After destructing Nalanda and killing Buddhism in India, Khalji captured Bengal and started spreading Islam. Bengal king Lakshmansena fled without any fight. The invader now started eyeing virgin North-East. He was in a tearing hurry as he deeply desired to be like Mahmud Ghaznavi.
Far in the North-East was Tibet’s ‘forbidden land’, which historically had good trade relations with Bengal, Bhutan and Kamrup (Assam) along the Tea-horse route. Tibet had prized possession of rugged horses just like that of Central Asia. Since it is near Bengal, Khilji wanted to wrest this route and with this, he thought he would be able to control part of the strategic Silk route. Kamrup was named after the Hindu god of love, Kamadeva. In this region only, Lord Shiva killed him with his third eye for breaking his tapasya.
In c. 1206, Khalji planned to raid Tibet via Kamrup with his 10,000 ghazis to take control of the region, get rid of the Buddhist monks fled there from Nalanda and spread Islam in hitherto virgin mountains. So far, none of the rulers had even attempted to spread Islam high in the mountains. The majhab has been limited either to deserts or to the plains. The expedition was guided by Ali Mech, a Kachari tribal chief who had converted to Islam just a year ago in 1205. He is considered the first Muslim convert in Assam and a father figure of Deshi Muslims of the region. As was the wont of every convert, he became staunch anti-Hindu soon after.
On his way to Tibet, he crossed the regions of Kamrup, and there he invited the Hindu king Prithu to join him on the plundering expedition. However, the latter refused but allowed Khilji to use his territory for trespassing. Turkish army quickly reached Chumbi valley in Tibet (wedged between Sikkim and Bhutan) without resistance. Soon the reason for the lack of confrontation would become evident. The unfamiliar cold mountain passes were no game for Khilji’s army as they lost their way. The Tibetan army then decided to attack guerrilla-style, forcing his army to retreat in a rare defeat. While returning, the Kamrup army blocked the roads, cut off his supplies, and inflicted enormous casualties on Khilji’s army near present Siliguri.

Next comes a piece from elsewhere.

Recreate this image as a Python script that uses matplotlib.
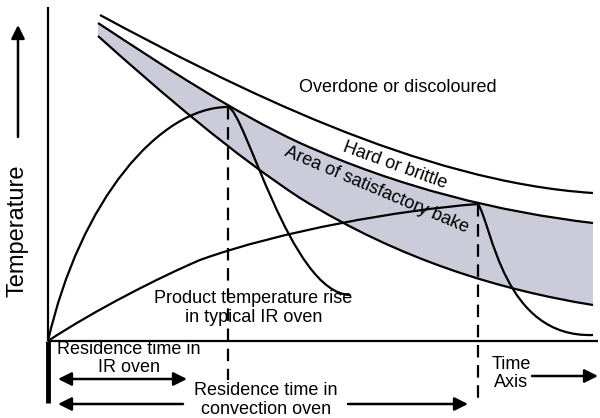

An inscription near Guwahati records the complete defeat of Turks on 27th March 1206. Prithu took many Muslim soldiers prisoner; however, he was also inflicted with Prithviraj syndrome. All were subsequently given a pardon and asked to settle in Assam. Prithu lovingly called them Gaudia as they originally came from Gaud or Ghor. Even now, Muslims in Assam are called Gaudia. After the dust settled, these soldiers started converting local Hindu Assamese people to Islam. The Hindu generosity, wholly unnecessarily here, was showered on the wrong people at the wrong time.
This way, the Tibetan and Kamrup armies defeated Khalji squarely by using strategic deception and he was forced to retreat to Bengal after nearly losing all his 10,000 ghazis. During withdrawal, he was reduced to such misery that he did not even have anything to eat, so much so that he was forced to kill his beloved horse and eat it. He subsequently went into depression and was soon murdered by Ali Mardan, his trusted commander. This defeat proves that the Turks were not invincible when fought with enough deception and subterfuge.
With surplus looted funds, he built several mosques and madrassas over the temples. As one would expect, he is duly credited for converting Bengal into a Muslim majority province. For this reason, he is immortalized in Bangladesh and treated with the highest respect. His conquest began 500 years of Islamic rule on Bengal which ended with the Battle of Plassey in 1757.
In India, too, the railway station of Nalanda is ironically named Bakhtiyarpur for his services of brutality. Prithu, however, remains unsung.